Continuously Refine Detection Models
Implement iterative testing and refinement of detection algorithms to reduce false positives and adapt to emerging threats. Create feedback loops where insights from concluded investigations inform and enhance detection models.
Integrate with Complementary Tools
Combine network analysis with machine learning-based anomaly detection, rule-based systems for known typology detection, natural language processing to analyze unstructured data, and case management systems to track investigations from detection through resolution.
Enable Real-Time Monitoring
Implement continuous surveillance systems that monitor transaction networks in real-time rather than batch processing overnight. Configure customizable alert systems based on your institution's risk appetite and thresholds.
Frequently Asked Questions About Network Analysis in AML
How does network analysis differ from traditional transaction monitoring?
Traditional transaction monitoring examines individual transactions in isolation against predefined rules. Network analysis examines relationships and patterns across multiple transactions and entities, providing context about how accounts and people are connected.

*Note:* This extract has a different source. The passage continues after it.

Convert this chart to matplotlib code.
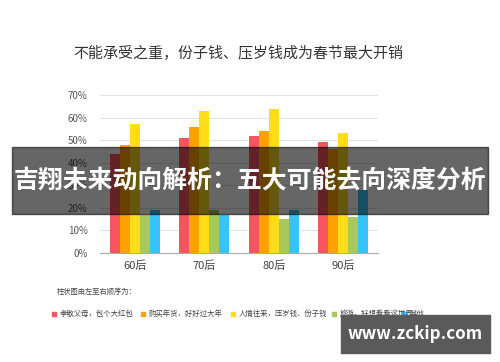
import matplotlib
matplotlib.use("Agg")
import matplotlib.pyplot as plt
from matplotlib.patches import Rectangle
import numpy as np

plt.rcParams['font.family'] = ['Noto Sans CJK SC', 'DejaVu Sans']

groups = ['60后', '70后', '80后', '90后']
series_names = ['孝敬父母，包个大红包', '购买年货，好好过大年', '人情往来，压岁钱、份子钱',
                '旅游，好想看看这世界', '其他']
values = {
    '孝敬父母，包个大红包': [44, 51, 52, 49],
    '购买年货，好好过大年': [48, 56, 54, 46],
    '人情往来，压岁钱、份子钱': [57, 63, 64, 53],
    '旅游，好想看看这世界': [17, 19, 15, 16],
    '其他': [19, 17, 19, 28],
}
colors = ['#F5555F', '#FFA200', '#FFDD1B', '#A8C85A', '#38C3F8']
yticks = [0, 10, 20, 30, 40, 50, 60, 70]

fig = plt.figure(figsize=(5, 3.62), dpi=100)
ax = fig.add_axes([0.2, 0.301, 0.556, 0.4365])

x = np.arange(len(groups))
w = 0.144
for i, name in enumerate(series_names):
    ax.bar(x + (i - 2) * w, values[name], width=w, color=colors[i], zorder=3)

ax.set_xlim(-0.5, 3.5)
ax.set_ylim(0, 70)
ax.set_yticks(yticks)
ax.set_yticklabels([f'{v}%' for v in yticks], fontsize=7, color='#555555')
ax.set_xticks(x)
ax.set_xticklabels(groups, fontsize=8, color='#444444')
ax.tick_params(axis='both', length=0)
ax.tick_params(axis='y', pad=9)
ax.tick_params(axis='x', pad=5)
ax.grid(axis='y', color='#e2e2e2', linewidth=0.8, zorder=0)
for s in ['top', 'right', 'left']:
    ax.spines[s].set_visible(False)
ax.spines['bottom'].set_color('#aaaaaa')
ax.spines['bottom'].set_zorder(4)

fig.text(73/500, 1 - 53/362, '不能承受之重，份子钱、压岁钱成为春节最大开销', fontsize=10.8,
         color='#333333', va='center', ha='left')

fig.text(57/500, 1 - 292/362, '柱状图由左至右顺序为：', fontsize=5.2, color='#444444',
         va='center', ha='left')

leg_x = [52, 141, 231, 332, 402]
for i, name in enumerate(series_names):
    fig.patches.append(Rectangle((leg_x[i] / 500, 1 - 316/362), 4/500, 4/362,
                                 transform=fig.transFigure, color=colors[i]))
    fig.text((leg_x[i] + 8) / 500, 1 - 314/362, name, fontsize=5.3, color='#444444',
             va='center', ha='left')

# overlay banner
fig.patches.append(Rectangle((12/500, 1 - 214/362), 476/500, 67/362,
                             transform=fig.transFigure, color='#000000', alpha=0.6, zorder=10))
fig.text(250/500, 1 - 181/362, '吉翔未来动向解析：五大可能去向深度分析', fontsize=17.9,
         color='white', fontweight='bold', va='center', ha='center', zorder=11)

# watermark box
fig.patches.append(Rectangle((341/500, 1 - 353/362), 149/500, 38/362,
                             transform=fig.transFigure, color='#5a5a5a', zorder=10))
fig.text(415/500, 1 - 334/362, 'www.zckip.com', fontsize=12.2, color='white',
         fontweight='bold', va='center', ha='center', zorder=11)

fig.savefig('out.png', dpi=100)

While transaction monitoring might flag a single large wire transfer, network analysis reveals that the transfer is part of a circular flow involving five shell companies.
Can network analysis detect new money laundering techniques that haven't been seen before?
Yes, when combined with machine learning. Network analysis with unsupervised machine learning can identify anomalies—unusual patterns that deviate from normal behavior even if they don't match any predefined rule. However, it also generates false positives when legitimate but unusual activity occurs, which is why human expertise remains essential.
How long does it take to implement network analysis in an AML program?
Small to medium institutions might implement a basic network analysis capability in 6-12 months, while large global institutions often require 18-36 months for comprehensive implementation. The process includes data integration, tool selection, staff training, process development, pilot testing, and full rollout.
Do privacy regulations like GDPR conflict with network analysis for AML?
Not necessarily. GDPR and similar regulations permit processing of personal data for preventing financial crime, provided institutions implement appropriate safeguards including data minimization, purpose limitation, security measures, transparency, and data retention limits.
What skills do AML investigators need to use network analysis effectively?
Effective investigators need understanding of money laundering typologies, knowledge of financial products and transaction flows, data analysis skills, graph theory basics, critical thinking to distinguish between suspicious and legitimate complexity, and communication skills to explain complex findings.
Conclusion: Network Analysis as a Strategic Imperative for Modern AML
The global financial system faces an ongoing challenge from sophisticated criminal organizations that exploit complexity to disguise illicit funds. Traditional transaction monitoring approaches remain necessary but insufficient for detecting modern laundering schemes.
Network analysis represents a fundamental shift in how financial institutions approach AML compliance solutions. By mapping the complex web of relationships between accounts, entities, and transactions, it provides the context needed to distinguish between genuinely suspicious activity and complex but legitimate business operations.
Success with network analysis requires more than just technology implementation. It demands high-quality data, well-trained investigators, refined processes, and strong governance frameworks. As regulatory expectations increase and the sophistication of financial crime grows, network analysis has moved from a nice-to-have capability to a strategic imperative for any institution serious about protecting the integrity of the financial system.